* [DATA LISTING]
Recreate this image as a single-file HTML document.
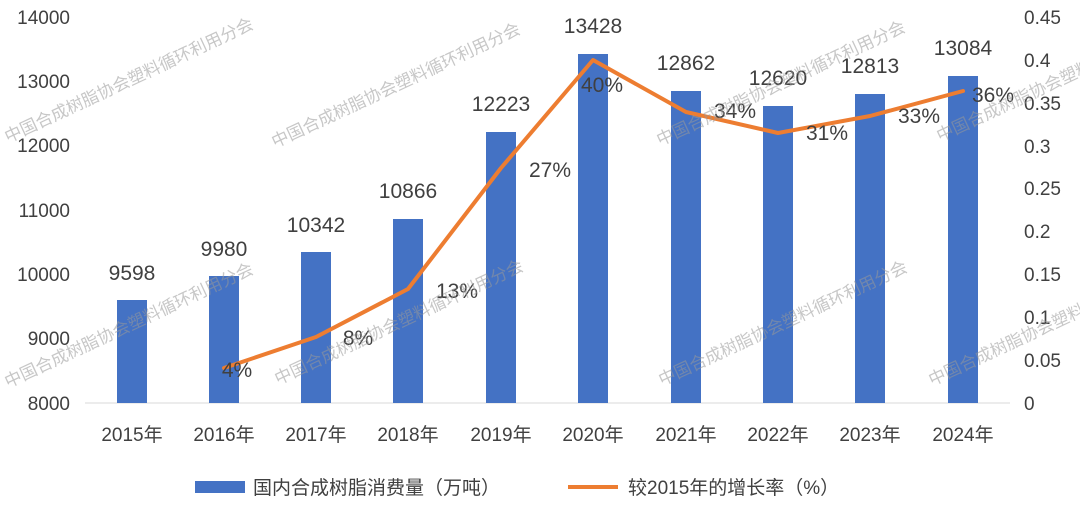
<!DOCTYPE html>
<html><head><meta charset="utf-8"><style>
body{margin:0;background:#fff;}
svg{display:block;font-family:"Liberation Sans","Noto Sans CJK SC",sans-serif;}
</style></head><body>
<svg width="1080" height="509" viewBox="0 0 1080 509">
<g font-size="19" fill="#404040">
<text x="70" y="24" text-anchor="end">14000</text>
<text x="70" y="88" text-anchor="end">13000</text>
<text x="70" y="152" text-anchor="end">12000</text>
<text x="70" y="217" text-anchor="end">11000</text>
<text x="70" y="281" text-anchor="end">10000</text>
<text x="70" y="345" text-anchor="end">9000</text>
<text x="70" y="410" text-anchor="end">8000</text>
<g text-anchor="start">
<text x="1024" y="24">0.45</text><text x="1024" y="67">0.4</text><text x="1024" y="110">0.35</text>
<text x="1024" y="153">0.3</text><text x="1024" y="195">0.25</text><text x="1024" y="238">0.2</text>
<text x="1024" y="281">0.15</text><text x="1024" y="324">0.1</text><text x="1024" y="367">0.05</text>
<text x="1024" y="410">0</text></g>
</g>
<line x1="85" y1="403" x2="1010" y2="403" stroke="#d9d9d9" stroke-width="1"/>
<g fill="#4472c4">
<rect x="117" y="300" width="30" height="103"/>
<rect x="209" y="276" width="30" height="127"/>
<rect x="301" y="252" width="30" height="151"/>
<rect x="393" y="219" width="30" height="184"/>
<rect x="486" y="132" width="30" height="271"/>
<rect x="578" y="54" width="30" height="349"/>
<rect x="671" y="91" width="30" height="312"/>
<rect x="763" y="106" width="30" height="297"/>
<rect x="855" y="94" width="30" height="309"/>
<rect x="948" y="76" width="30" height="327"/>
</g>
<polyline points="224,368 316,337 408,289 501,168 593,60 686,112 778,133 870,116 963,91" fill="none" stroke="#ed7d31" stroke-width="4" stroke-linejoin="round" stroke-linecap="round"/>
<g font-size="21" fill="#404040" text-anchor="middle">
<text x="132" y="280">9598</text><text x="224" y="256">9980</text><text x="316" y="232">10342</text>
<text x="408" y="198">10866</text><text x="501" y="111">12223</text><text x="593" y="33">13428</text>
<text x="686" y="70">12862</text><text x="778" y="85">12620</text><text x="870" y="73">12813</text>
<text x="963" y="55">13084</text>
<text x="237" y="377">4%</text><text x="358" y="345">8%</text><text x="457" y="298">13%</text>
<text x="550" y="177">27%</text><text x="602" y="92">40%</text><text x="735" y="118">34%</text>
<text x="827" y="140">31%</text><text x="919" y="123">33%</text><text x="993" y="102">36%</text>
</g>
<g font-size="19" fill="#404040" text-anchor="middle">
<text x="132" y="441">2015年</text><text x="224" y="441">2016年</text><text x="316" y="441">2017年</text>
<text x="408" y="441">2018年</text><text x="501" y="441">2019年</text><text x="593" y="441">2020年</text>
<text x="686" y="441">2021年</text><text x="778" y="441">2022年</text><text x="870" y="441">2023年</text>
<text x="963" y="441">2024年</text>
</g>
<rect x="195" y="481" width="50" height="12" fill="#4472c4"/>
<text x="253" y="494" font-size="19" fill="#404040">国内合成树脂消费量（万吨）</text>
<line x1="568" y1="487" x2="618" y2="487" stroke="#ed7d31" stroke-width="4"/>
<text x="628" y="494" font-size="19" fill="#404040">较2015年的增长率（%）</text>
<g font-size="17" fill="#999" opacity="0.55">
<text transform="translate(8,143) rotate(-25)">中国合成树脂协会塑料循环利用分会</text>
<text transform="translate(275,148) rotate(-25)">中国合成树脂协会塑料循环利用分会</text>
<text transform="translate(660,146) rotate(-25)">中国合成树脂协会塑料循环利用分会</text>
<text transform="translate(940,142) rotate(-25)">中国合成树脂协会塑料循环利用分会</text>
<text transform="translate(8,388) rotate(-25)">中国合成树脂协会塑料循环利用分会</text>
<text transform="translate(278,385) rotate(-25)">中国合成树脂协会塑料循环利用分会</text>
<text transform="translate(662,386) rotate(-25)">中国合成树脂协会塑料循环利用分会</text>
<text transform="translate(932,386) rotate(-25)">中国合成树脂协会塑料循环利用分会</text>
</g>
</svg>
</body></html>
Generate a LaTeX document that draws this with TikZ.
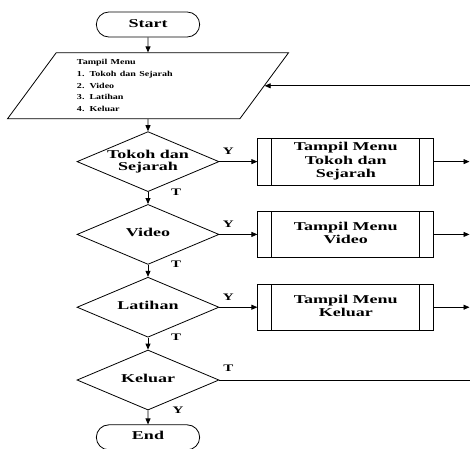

* [AIM]
Repeat the data exactly, without the pictures.

* [SOLUTION FOR THIS PROBLEM]
Recreate this image as a single-file HTML document.
<!DOCTYPE html>
<html><head><meta charset="utf-8"><style>
body{margin:0;background:#fff;}
svg{display:block;font-family:"Liberation Sans","Noto Sans CJK SC",sans-serif;}
</style></head><body>
<svg width="1080" height="509" viewBox="0 0 1080 509">
<g font-size="19" fill="#404040">
<text x="70" y="24" text-anchor="end">14000</text>
<text x="70" y="88" text-anchor="end">13000</text>
<text x="70" y="152" text-anchor="end">12000</text>
<text x="70" y="217" text-anchor="end">11000</text>
<text x="70" y="281" text-anchor="end">10000</text>
<text x="70" y="345" text-anchor="end">9000</text>
<text x="70" y="410" text-anchor="end">8000</text>
<g text-anchor="start">
<text x="1024" y="24">0.45</text><text x="1024" y="67">0.4</text><text x="1024" y="110">0.35</text>
<text x="1024" y="153">0.3</text><text x="1024" y="195">0.25</text><text x="1024" y="238">0.2</text>
<text x="1024" y="281">0.15</text><text x="1024" y="324">0.1</text><text x="1024" y="367">0.05</text>
<text x="1024" y="410">0</text></g>
</g>
<line x1="85" y1="403" x2="1010" y2="403" stroke="#d9d9d9" stroke-width="1"/>
<g fill="#4472c4">
<rect x="117" y="300" width="30" height="103"/>
<rect x="209" y="276" width="30" height="127"/>
<rect x="301" y="252" width="30" height="151"/>
<rect x="393" y="219" width="30" height="184"/>
<rect x="486" y="132" width="30" height="271"/>
<rect x="578" y="54" width="30" height="349"/>
<rect x="671" y="91" width="30" height="312"/>
<rect x="763" y="106" width="30" height="297"/>
<rect x="855" y="94" width="30" height="309"/>
<rect x="948" y="76" width="30" height="327"/>
</g>
<polyline points="224,368 316,337 408,289 501,168 593,60 686,112 778,133 870,116 963,91" fill="none" stroke="#ed7d31" stroke-width="4" stroke-linejoin="round" stroke-linecap="round"/>
<g font-size="21" fill="#404040" text-anchor="middle">
<text x="132" y="280">9598</text><text x="224" y="256">9980</text><text x="316" y="232">10342</text>
<text x="408" y="198">10866</text><text x="501" y="111">12223</text><text x="593" y="33">13428</text>
<text x="686" y="70">12862</text><text x="778" y="85">12620</text><text x="870" y="73">12813</text>
<text x="963" y="55">13084</text>
<text x="237" y="377">4%</text><text x="358" y="345">8%</text><text x="457" y="298">13%</text>
<text x="550" y="177">27%</text><text x="602" y="92">40%</text><text x="735" y="118">34%</text>
<text x="827" y="140">31%</text><text x="919" y="123">33%</text><text x="993" y="102">36%</text>
</g>
<g font-size="19" fill="#404040" text-anchor="middle">
<text x="132" y="441">2015年</text><text x="224" y="441">2016年</text><text x="316" y="441">2017年</text>
<text x="408" y="441">2018年</text><text x="501" y="441">2019年</text><text x="593" y="441">2020年</text>
<text x="686" y="441">2021年</text><text x="778" y="441">2022年</text><text x="870" y="441">2023年</text>
<text x="963" y="441">2024年</text>
</g>
<rect x="195" y="481" width="50" height="12" fill="#4472c4"/>
<text x="253" y="494" font-size="19" fill="#404040">国内合成树脂消费量（万吨）</text>
<line x1="568" y1="487" x2="618" y2="487" stroke="#ed7d31" stroke-width="4"/>
<text x="628" y="494" font-size="19" fill="#404040">较2015年的增长率（%）</text>
<g font-size="17" fill="#999" opacity="0.55">
<text transform="translate(8,143) rotate(-25)">中国合成树脂协会塑料循环利用分会</text>
<text transform="translate(275,148) rotate(-25)">中国合成树脂协会塑料循环利用分会</text>
<text transform="translate(660,146) rotate(-25)">中国合成树脂协会塑料循环利用分会</text>
<text transform="translate(940,142) rotate(-25)">中国合成树脂协会塑料循环利用分会</text>
<text transform="translate(8,388) rotate(-25)">中国合成树脂协会塑料循环利用分会</text>
<text transform="translate(278,385) rotate(-25)">中国合成树脂协会塑料循环利用分会</text>
<text transform="translate(662,386) rotate(-25)">中国合成树脂协会塑料循环利用分会</text>
<text transform="translate(932,386) rotate(-25)">中国合成树脂协会塑料循环利用分会</text>
</g>
</svg>
</body></html>
Generate a LaTeX document that draws this with TikZ.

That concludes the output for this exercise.